Given data =>
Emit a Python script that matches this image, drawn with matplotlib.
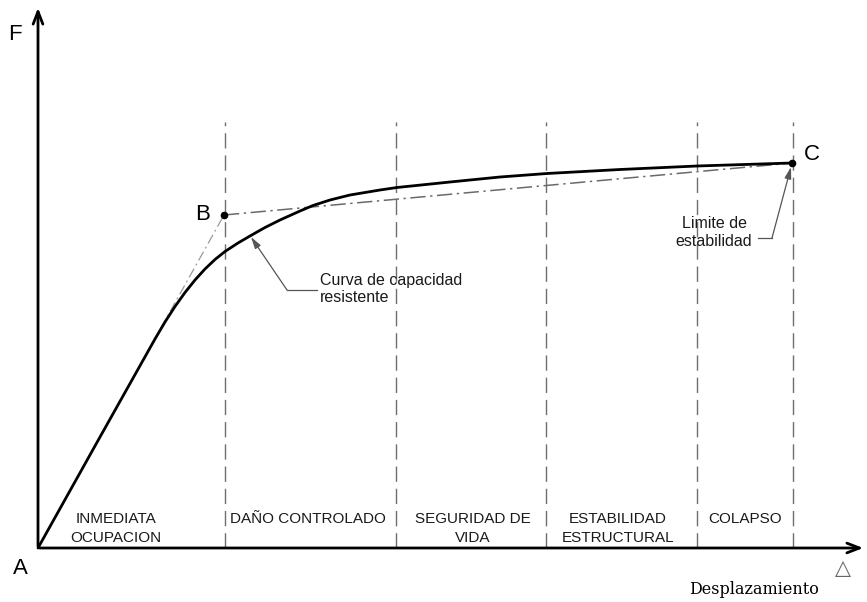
import matplotlib.pyplot as plt

# capacity curve (displacement, force)
curva_x = [0, 62, 117, 127, 137, 147, 157, 167, 177, 187, 200, 212, 227, 242, 262, 275,
           292, 312, 342, 359, 412, 462, 509, 582, 659, 754]
curva_y = [0, 111, 209, 226, 241.5, 255.5, 268, 279, 288.5, 296.5, 305, 312, 320.5, 328,
           337, 342.5, 348, 353, 358, 360.5, 366, 371, 374.5, 378.5, 382, 385]

# bilinear idealisation A-B-C
punto_x = [0, 186, 754]
punto_y = [0, 333, 385]
punto_lbl = ["A", "B", "C"]

# performance level limits and zone labels
limites = [187, 358, 508, 659, 755]
limite_top = 426
zonas = ["INMEDIATA\nOCUPACION", "DAÑO CONTROLADO", "SEGURIDAD DE\nVIDA",
         "ESTABILIDAD\nESTRUCTURAL", "COLAPSO"]
zona_x = [78, 270, 435, 580, 707]

fig = plt.figure(figsize=(8.67, 6.02), dpi=100)
ax = fig.add_axes([0, 0, 1, 1])
ax.set_xlim(-38, 829)
ax.set_ylim(-54, 548)
ax.axis("off")
sans = ["Liberation Sans", "DejaVu Sans"]

# axes with open arrows
ax.annotate("", xy=(0, 543), xytext=(0, -1),
            arrowprops=dict(arrowstyle="->,head_length=0.9,head_width=0.35", lw=2, color="black"))
ax.annotate("", xy=(828, 0), xytext=(-1, 0),
            arrowprops=dict(arrowstyle="->,head_length=0.9,head_width=0.35", lw=2, color="black"))

# dashed limits
for xl in limites:
    ax.plot([xl, xl], [0, limite_top], color="#6e6e6e", lw=1, dashes=(11, 5))

# idealised lines
ax.plot(punto_x[:2], punto_y[:2], color="#9a9a9a", lw=0.9, dashes=(8, 3, 1.5, 3))
ax.plot(punto_x[1:], punto_y[1:], color="#6a6a6a", lw=1.1, dashes=(10, 3, 1.5, 3))

# capacity curve
ax.plot(curva_x, curva_y, color="black", lw=2, solid_joinstyle="round", solid_capstyle="round")
ax.plot(punto_x[1:], punto_y[1:], "o", color="black", ms=4.5)

# point letters
ax.text(-10, -10, punto_lbl[0], fontsize=16, family=sans, ha="right", va="top")
ax.text(punto_x[1] - 14, punto_y[1] + 1, punto_lbl[1], fontsize=16, family=sans, ha="right", va="center")
ax.text(punto_x[2] + 12, punto_y[2] + 9, punto_lbl[2], fontsize=16, family=sans, ha="left", va="center")
ax.text(-16, 513, "F", fontsize=16, family=sans, ha="right", va="center")

# zone labels
for zx, zt in zip(zona_x, zonas):
    ax.text(zx, 36, zt, fontsize=11, family=sans, ha="center", va="top",
            linespacing=1.45, color="#1a1a1a")

# annotation: capacity curve
ax.plot([249, 279], [258, 258], color="#555555", lw=0.9)
ax.annotate("", xy=(213, 311), xytext=(249, 258),
            arrowprops=dict(arrowstyle="-|>,head_length=0.7,head_width=0.2", lw=0.9, color="#555555",
                            shrinkA=0, shrinkB=0))
ax.text(282, 259, "Curva de capacidad\nresistente", fontsize=11.5, family=sans,
        ha="left", va="center", linespacing=1.25, color="#1a1a1a")

# annotation: stability limit
ax.plot([720, 734], [310, 310], color="#555555", lw=0.9)
ax.annotate("", xy=(753, 381), xytext=(734, 310),
            arrowprops=dict(arrowstyle="-|>,head_length=0.7,head_width=0.2", lw=0.9, color="#555555",
                            shrinkA=0, shrinkB=0))
ax.text(676, 316, "Limite de\nestabilidad", fontsize=11.5, family=sans,
        ha="center", va="center", linespacing=1.25, color="#1a1a1a")

# x axis caption
ax.text(805, -20, "\u25b3", fontsize=15, family=["DejaVu Sans"], ha="center", va="center", color="#666666")
ax.text(716, -42, "Desplazamiento", fontsize=11.5, family=["DejaVu Serif"], ha="center", va="center")

fig.savefig("out.png", dpi=100)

Task goal =>
Reproduce the material word for word. Any pictures should be left out of the copy.

Written reply =>
Emit a Python script that matches this image, drawn with matplotlib.
import matplotlib.pyplot as plt

# capacity curve (displacement, force)
curva_x = [0, 62, 117, 127, 137, 147, 157, 167, 177, 187, 200, 212, 227, 242, 262, 275,
           292, 312, 342, 359, 412, 462, 509, 582, 659, 754]
curva_y = [0, 111, 209, 226, 241.5, 255.5, 268, 279, 288.5, 296.5, 305, 312, 320.5, 328,
           337, 342.5, 348, 353, 358, 360.5, 366, 371, 374.5, 378.5, 382, 385]

# bilinear idealisation A-B-C
punto_x = [0, 186, 754]
punto_y = [0, 333, 385]
punto_lbl = ["A", "B", "C"]

# performance level limits and zone labels
limites = [187, 358, 508, 659, 755]
limite_top = 426
zonas = ["INMEDIATA\nOCUPACION", "DAÑO CONTROLADO", "SEGURIDAD DE\nVIDA",
         "ESTABILIDAD\nESTRUCTURAL", "COLAPSO"]
zona_x = [78, 270, 435, 580, 707]

fig = plt.figure(figsize=(8.67, 6.02), dpi=100)
ax = fig.add_axes([0, 0, 1, 1])
ax.set_xlim(-38, 829)
ax.set_ylim(-54, 548)
ax.axis("off")
sans = ["Liberation Sans", "DejaVu Sans"]

# axes with open arrows
ax.annotate("", xy=(0, 543), xytext=(0, -1),
            arrowprops=dict(arrowstyle="->,head_length=0.9,head_width=0.35", lw=2, color="black"))
ax.annotate("", xy=(828, 0), xytext=(-1, 0),
            arrowprops=dict(arrowstyle="->,head_length=0.9,head_width=0.35", lw=2, color="black"))

# dashed limits
for xl in limites:
    ax.plot([xl, xl], [0, limite_top], color="#6e6e6e", lw=1, dashes=(11, 5))

# idealised lines
ax.plot(punto_x[:2], punto_y[:2], color="#9a9a9a", lw=0.9, dashes=(8, 3, 1.5, 3))
ax.plot(punto_x[1:], punto_y[1:], color="#6a6a6a", lw=1.1, dashes=(10, 3, 1.5, 3))

# capacity curve
ax.plot(curva_x, curva_y, color="black", lw=2, solid_joinstyle="round", solid_capstyle="round")
ax.plot(punto_x[1:], punto_y[1:], "o", color="black", ms=4.5)

# point letters
ax.text(-10, -10, punto_lbl[0], fontsize=16, family=sans, ha="right", va="top")
ax.text(punto_x[1] - 14, punto_y[1] + 1, punto_lbl[1], fontsize=16, family=sans, ha="right", va="center")
ax.text(punto_x[2] + 12, punto_y[2] + 9, punto_lbl[2], fontsize=16, family=sans, ha="left", va="center")
ax.text(-16, 513, "F", fontsize=16, family=sans, ha="right", va="center")

# zone labels
for zx, zt in zip(zona_x, zonas):
    ax.text(zx, 36, zt, fontsize=11, family=sans, ha="center", va="top",
            linespacing=1.45, color="#1a1a1a")

# annotation: capacity curve
ax.plot([249, 279], [258, 258], color="#555555", lw=0.9)
ax.annotate("", xy=(213, 311), xytext=(249, 258),
            arrowprops=dict(arrowstyle="-|>,head_length=0.7,head_width=0.2", lw=0.9, color="#555555",
                            shrinkA=0, shrinkB=0))
ax.text(282, 259, "Curva de capacidad\nresistente", fontsize=11.5, family=sans,
        ha="left", va="center", linespacing=1.25, color="#1a1a1a")

# annotation: stability limit
ax.plot([720, 734], [310, 310], color="#555555", lw=0.9)
ax.annotate("", xy=(753, 381), xytext=(734, 310),
            arrowprops=dict(arrowstyle="-|>,head_length=0.7,head_width=0.2", lw=0.9, color="#555555",
                            shrinkA=0, shrinkB=0))
ax.text(676, 316, "Limite de\nestabilidad", fontsize=11.5, family=sans,
        ha="center", va="center", linespacing=1.25, color="#1a1a1a")

# x axis caption
ax.text(805, -20, "\u25b3", fontsize=15, family=["DejaVu Sans"], ha="center", va="center", color="#666666")
ax.text(716, -42, "Desplazamiento", fontsize=11.5, family=["DejaVu Serif"], ha="center", va="center")

fig.savefig("out.png", dpi=100)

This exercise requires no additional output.